● Job
Gather up every line that includes the string "with".

● Data shown
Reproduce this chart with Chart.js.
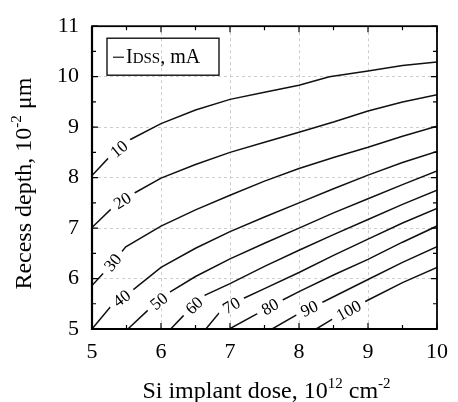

--

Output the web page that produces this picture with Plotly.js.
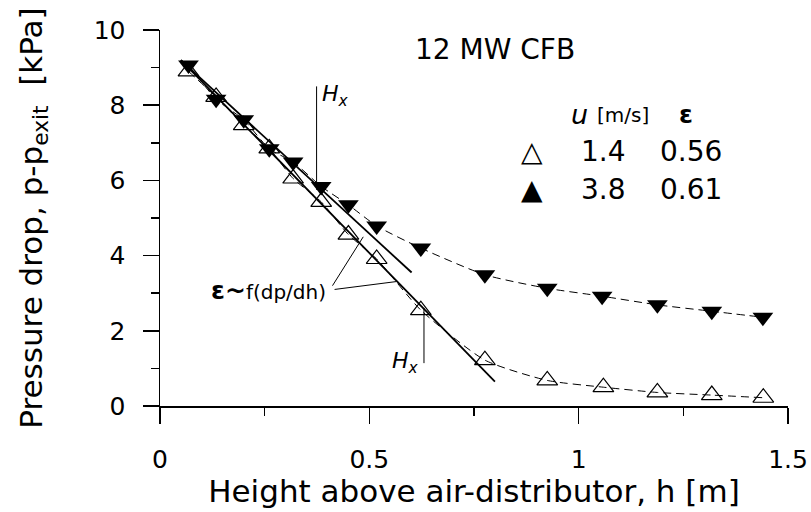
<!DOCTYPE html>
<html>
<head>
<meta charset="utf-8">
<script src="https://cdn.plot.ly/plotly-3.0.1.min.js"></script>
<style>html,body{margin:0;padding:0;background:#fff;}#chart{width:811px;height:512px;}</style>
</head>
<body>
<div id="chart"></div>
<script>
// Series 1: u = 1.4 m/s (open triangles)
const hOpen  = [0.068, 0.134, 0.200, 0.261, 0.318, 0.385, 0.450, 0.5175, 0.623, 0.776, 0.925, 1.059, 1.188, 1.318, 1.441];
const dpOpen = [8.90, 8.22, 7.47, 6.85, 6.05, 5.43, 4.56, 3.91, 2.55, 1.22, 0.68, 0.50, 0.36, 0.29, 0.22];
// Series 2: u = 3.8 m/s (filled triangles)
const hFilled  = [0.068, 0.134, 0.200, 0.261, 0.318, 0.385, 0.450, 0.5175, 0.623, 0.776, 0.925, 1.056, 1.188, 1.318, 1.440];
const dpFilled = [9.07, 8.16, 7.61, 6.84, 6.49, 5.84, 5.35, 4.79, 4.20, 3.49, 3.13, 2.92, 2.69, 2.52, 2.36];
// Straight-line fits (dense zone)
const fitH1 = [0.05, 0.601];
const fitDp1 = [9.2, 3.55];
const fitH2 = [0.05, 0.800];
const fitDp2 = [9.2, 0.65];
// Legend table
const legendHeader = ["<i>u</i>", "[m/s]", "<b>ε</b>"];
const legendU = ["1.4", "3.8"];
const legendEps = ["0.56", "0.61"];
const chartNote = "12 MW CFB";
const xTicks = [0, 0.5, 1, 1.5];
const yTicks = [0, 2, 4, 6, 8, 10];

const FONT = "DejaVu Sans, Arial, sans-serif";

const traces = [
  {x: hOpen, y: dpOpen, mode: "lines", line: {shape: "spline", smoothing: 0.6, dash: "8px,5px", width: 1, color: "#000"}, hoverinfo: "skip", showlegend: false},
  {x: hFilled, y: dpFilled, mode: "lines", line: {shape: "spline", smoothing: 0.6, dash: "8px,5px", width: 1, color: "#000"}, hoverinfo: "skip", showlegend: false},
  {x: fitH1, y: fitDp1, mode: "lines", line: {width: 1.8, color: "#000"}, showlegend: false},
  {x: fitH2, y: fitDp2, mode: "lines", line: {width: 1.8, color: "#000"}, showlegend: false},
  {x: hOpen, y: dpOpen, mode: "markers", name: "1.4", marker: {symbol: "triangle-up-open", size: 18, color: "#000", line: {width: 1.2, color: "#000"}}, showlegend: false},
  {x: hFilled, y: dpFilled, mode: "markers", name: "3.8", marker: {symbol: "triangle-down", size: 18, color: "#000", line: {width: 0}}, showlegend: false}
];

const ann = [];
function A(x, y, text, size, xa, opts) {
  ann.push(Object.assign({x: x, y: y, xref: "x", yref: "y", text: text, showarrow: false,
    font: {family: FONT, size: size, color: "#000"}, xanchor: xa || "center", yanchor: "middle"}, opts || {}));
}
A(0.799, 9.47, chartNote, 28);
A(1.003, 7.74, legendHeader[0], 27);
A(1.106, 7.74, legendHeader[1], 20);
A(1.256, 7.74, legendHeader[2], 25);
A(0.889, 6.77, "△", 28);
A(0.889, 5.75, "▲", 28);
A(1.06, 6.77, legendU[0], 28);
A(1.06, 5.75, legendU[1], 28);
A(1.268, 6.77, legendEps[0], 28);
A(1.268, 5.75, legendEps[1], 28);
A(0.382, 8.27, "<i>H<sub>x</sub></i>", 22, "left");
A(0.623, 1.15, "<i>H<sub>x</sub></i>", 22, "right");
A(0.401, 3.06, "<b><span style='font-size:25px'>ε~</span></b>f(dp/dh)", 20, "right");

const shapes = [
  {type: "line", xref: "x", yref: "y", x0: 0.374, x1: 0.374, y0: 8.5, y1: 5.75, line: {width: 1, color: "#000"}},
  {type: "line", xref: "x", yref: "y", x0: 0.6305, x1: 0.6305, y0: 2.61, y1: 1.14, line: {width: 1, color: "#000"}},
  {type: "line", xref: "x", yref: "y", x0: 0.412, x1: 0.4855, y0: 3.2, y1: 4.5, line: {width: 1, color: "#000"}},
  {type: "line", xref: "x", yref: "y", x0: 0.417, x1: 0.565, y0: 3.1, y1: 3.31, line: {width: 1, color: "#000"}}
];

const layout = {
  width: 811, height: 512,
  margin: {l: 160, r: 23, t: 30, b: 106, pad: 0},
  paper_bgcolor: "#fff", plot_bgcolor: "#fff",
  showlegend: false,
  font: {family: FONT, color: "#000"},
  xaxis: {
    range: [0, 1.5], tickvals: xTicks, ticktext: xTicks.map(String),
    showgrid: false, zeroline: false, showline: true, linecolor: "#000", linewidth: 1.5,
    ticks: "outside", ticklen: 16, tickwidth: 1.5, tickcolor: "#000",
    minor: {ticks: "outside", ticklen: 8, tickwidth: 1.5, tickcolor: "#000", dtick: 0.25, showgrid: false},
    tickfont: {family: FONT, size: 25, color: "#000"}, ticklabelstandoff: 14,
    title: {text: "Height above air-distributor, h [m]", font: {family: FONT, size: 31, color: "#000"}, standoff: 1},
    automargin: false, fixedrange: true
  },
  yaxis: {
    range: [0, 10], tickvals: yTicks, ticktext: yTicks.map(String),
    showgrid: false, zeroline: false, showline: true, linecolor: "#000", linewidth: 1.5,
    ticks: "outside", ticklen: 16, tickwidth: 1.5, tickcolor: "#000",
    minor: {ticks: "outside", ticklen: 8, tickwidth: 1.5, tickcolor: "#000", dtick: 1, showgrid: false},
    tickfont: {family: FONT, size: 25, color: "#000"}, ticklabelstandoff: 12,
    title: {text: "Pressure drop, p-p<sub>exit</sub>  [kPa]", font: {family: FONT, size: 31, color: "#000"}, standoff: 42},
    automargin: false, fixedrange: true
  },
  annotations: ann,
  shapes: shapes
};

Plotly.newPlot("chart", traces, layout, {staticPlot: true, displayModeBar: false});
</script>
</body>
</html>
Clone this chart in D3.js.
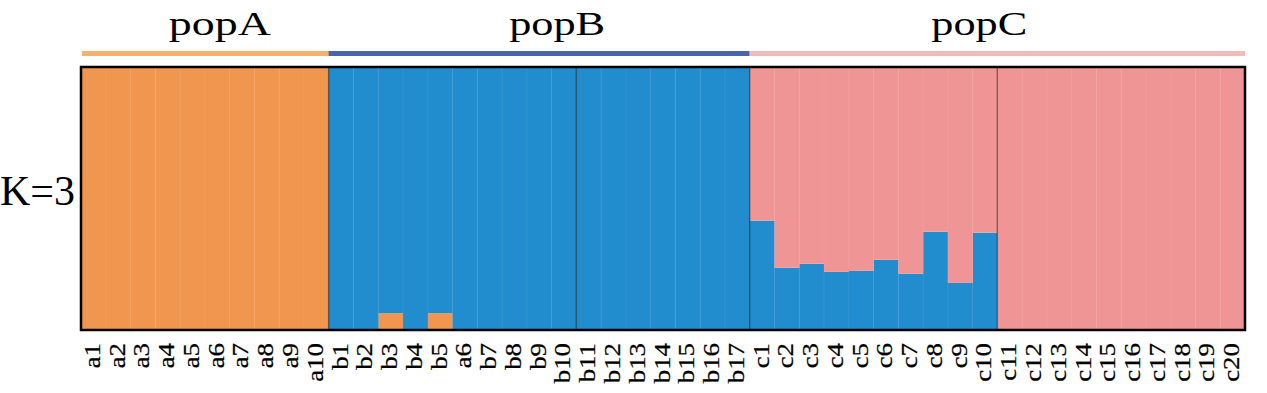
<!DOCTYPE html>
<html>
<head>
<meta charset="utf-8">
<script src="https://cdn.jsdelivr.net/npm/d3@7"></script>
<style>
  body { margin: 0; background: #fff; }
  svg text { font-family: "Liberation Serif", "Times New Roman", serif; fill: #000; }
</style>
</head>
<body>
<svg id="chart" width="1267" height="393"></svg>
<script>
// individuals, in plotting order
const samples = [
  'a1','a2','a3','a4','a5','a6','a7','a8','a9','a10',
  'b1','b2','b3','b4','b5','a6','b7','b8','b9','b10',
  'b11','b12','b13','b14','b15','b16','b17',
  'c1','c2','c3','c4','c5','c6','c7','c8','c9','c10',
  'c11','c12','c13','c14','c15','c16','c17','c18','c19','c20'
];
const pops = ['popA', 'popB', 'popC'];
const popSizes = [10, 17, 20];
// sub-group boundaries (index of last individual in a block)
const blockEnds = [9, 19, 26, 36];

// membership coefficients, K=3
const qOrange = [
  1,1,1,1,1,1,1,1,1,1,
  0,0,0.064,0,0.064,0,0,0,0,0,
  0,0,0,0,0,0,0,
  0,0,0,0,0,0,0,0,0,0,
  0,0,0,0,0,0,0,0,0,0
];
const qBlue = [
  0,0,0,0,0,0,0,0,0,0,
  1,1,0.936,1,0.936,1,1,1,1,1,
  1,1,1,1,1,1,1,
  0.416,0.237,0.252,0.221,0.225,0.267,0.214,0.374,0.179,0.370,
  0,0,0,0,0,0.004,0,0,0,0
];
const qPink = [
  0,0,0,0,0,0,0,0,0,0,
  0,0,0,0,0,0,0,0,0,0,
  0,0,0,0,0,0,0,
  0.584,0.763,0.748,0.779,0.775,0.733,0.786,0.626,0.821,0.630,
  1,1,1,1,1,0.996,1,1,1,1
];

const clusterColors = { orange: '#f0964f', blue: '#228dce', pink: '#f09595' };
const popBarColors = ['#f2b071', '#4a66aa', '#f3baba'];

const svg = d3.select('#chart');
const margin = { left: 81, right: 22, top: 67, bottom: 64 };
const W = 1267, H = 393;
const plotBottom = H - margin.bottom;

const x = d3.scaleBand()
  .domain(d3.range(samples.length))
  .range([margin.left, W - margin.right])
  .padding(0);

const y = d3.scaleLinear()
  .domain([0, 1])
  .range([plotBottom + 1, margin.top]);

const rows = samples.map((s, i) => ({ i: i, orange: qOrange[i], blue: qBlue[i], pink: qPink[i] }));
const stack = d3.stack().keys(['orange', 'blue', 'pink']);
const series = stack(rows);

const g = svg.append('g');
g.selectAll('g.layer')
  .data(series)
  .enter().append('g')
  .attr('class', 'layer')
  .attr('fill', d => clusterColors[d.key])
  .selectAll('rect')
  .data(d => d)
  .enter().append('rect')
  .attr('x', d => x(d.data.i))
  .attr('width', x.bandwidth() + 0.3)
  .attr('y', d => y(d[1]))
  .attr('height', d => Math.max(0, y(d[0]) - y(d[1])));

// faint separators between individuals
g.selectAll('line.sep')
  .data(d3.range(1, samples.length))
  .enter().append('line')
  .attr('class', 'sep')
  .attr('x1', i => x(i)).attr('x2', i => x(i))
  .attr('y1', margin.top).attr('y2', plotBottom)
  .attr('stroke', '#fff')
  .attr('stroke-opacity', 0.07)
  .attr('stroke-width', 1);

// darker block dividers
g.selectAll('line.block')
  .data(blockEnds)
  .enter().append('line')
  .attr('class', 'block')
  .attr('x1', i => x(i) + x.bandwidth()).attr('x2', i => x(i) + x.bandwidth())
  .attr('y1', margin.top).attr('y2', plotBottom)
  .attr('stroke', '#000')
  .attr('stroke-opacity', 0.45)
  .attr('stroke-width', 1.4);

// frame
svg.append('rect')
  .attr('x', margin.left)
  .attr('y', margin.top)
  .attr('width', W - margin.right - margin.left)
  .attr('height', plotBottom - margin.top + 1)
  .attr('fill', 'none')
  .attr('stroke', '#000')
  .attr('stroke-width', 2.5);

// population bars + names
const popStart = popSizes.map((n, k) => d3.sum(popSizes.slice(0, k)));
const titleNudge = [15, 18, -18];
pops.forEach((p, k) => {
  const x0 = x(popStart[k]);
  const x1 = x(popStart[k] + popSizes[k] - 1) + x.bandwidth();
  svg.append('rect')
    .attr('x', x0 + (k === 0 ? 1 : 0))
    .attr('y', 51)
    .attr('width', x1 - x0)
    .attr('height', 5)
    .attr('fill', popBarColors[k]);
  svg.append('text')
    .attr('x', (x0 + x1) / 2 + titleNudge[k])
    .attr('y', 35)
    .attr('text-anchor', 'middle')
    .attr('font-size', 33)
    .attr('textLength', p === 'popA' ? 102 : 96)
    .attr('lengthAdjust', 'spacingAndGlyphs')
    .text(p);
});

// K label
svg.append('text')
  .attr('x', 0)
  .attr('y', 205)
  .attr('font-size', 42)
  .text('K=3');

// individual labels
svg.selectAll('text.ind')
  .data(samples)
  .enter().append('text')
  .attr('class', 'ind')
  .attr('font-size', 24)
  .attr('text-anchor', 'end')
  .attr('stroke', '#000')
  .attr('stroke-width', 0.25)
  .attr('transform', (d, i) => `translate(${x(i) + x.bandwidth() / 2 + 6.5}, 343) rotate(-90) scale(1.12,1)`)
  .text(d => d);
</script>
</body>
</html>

● Exercise response
Reproduce this chart with Chart.js.
Output the web page that produces this picture with Plotly.js.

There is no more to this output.